Predicting Car Prices with K-Nearest Neighbors
See the full Jupyter Notebook on GitHub.
Let’s practice the machine learning workflow to predict’s a car’s market price using its attributes. For each car in our dataset, we have information about the technical aspects of the vehicle, such as the weight of the car, the miles per gallon, the acceleration, etc. Our goal is to identify which of the attributes, or combination, is most helpful in predicting the price of a car. To do this, we’ll use K-Nearest Neighbors.
Data Set
We’ll be working with the Automobile Data Set from the UCI Machine Learning Repo.
The target column is Price
.
The columns that are numeric are symboling
, wheel-base
, length
, width
, curb-weight
, engine-size
, compression-rate
, city-mpg
, and highway-mpg
.
The are no missing values in any columns, though we note that in normalized-losses
shown using cars.head()
the first three values are ?, so we should be careful of missing values that are represented using other symbols.
Data Cleaning
Since we already noticed the data issue in the normalized-losses
column, let’s replace the ? with a NaN. This might occur in other columns, so if we do this replacement across the whole dataframe, this can let us know which columns actually do have missing values.
cars.replace('?',np.nan,inplace=True)
We are only going to focus on continuous numeric data, so we need to select only those columns.
continuous_values_cols = ['normalized-losses', 'wheel-base', 'length', 'width', 'height', 'curb-weight', 'engine-size', 'bore', 'stroke', 'compression-rate', 'horsepower', 'peak-rpm', 'city-mpg', 'highway-mpg', 'price']
numeric_cars = cars[continuous_values_cols]
Then we convert all columns to float
numeric_cars = numeric_cars.astype('float')
and then check for null values
numeric_cars.isnull().sum()
There are four missing values in the price
column.
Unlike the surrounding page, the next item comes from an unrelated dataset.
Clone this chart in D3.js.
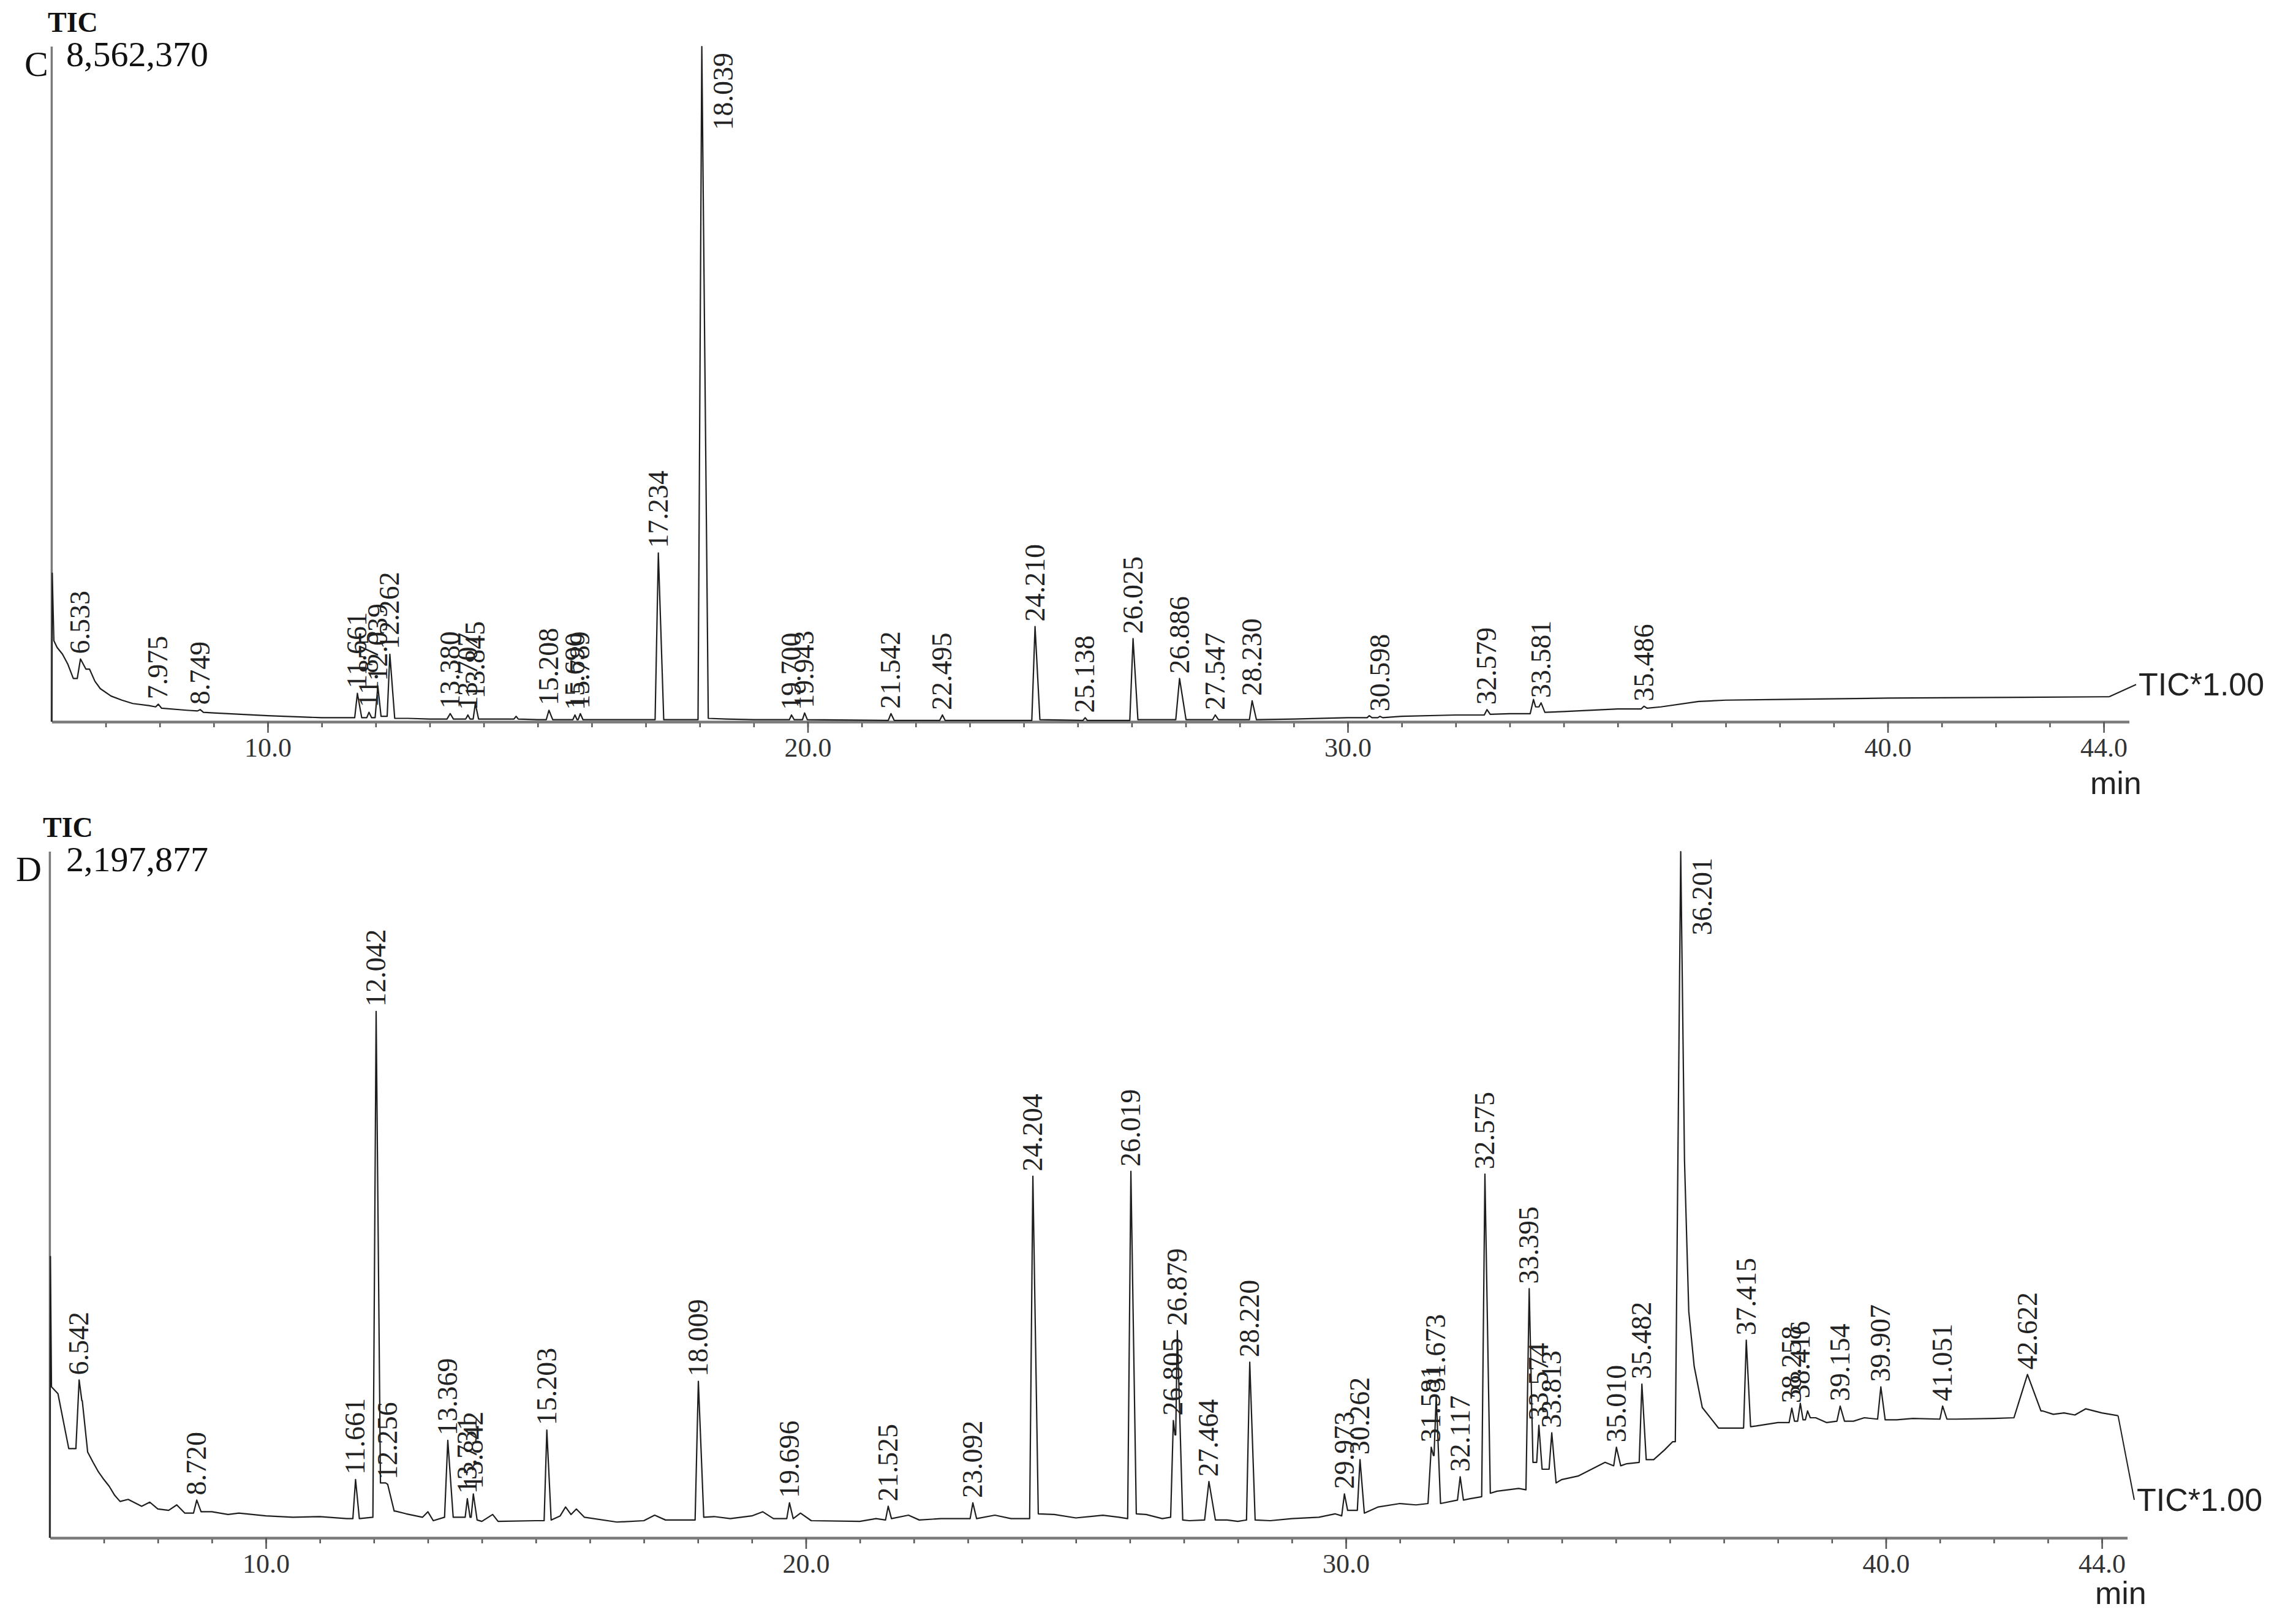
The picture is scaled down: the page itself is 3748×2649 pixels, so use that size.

Since price
is our target value, we will remove the rows with missing values.
We only have 205 rows, so want to preserve as much data as we can. So the remaining missing values we will fill with the mean from the column
numeric_cars = numeric_cars.fillna(numeric_cars.mean())
Let’s also rescale the values in the numeric columns so they all range from 0 to 1. Except for the Price
column.
price_col = numeric_cars['price']
numeric_cars = (numeric_cars - numeric_cars.min())/(numeric_cars.max() - numeric_cars.min())
numeric_cars['price'] = price_col
Now that the data is clean, we are ready to build the model to make predictions.
Univariate Model
Let’s start with a simple univariate model. We will then use this to understand the features better when we build our multivariate model.
Let’s write a function that does the training and simple validation process.
def knn_train_test(df,training_col,target_col,k):
# initialize the model and the folding for the
# cross validation
knn = KNeighborsRegressor(n_neighbors = k)
kf = KFold(n_splits = 5, shuffle=True,random_state=1)
# if we only want to check one column, we need to
# convert it to a list
if isinstance(training_col,str):
training_col = [training_col]
# use cross validation to determine the mse
mses = cross_val_score(knn,
df[training_col],
df[target_col],
scoring='neg_mean_squared_error',
cv=kf)
rmse = np.sqrt(np.absolute(np.mean(mses)))
# return RMSE
return(rmse)
Since we are starting with a Univariate model, we create a list of column names, and loop through them with our function, using the default value for k. We get the following results:
Column Name | RMSE |
---|---|
engine-size | 3179 |
horsepower | 3814 |
highway-mpg | 4157 |
width | 4241 |
curb-weight | 4425 |
city-mpg | 4502 |
length | 5853 |
wheel-base | 6155 |
compression-rate | 6417 |
bore | 6861 |
normalized-losses | 7099 |
stroke | 7134 |
peak-rpm | 7599 |
height | 7618 |
We then consider different values of k. For each individual feature, we five different k-values.
We see that while there is a change in the RMSE, only a few features change their order.
Multivariate Model
Now, let’s run some multivariate models so we can include multiple features. We will include the best two, three, four, and five features from the previous step to evaluate the impact of different features.
Number of Features | RMSE |
---|---|
Two | 2994 |
Three | 2862 |
Four | 3166 |
Five | 3159 |
Hyperparamater Tuning
Let’s now optimize the models that performed the best in the previous step. We’ll adjust the k value, the number of neighbors, from 1 to 25 for the three best models from above.
For the multivariate models, we see that the K-value we choose should be less than about 5. A k-value of 1 produces the least error for the Five features and Three features set. But a value of 1 would be prone to large errors for unusual cars, so we should avoid that. A value of 2 is most consistent for the lowest RMSE. There is only a small difference between the different models for k = 2. Five features has a slightly smaller error, and should perform better on outliers, so we would suggest using k = 2 with the five features we have used here.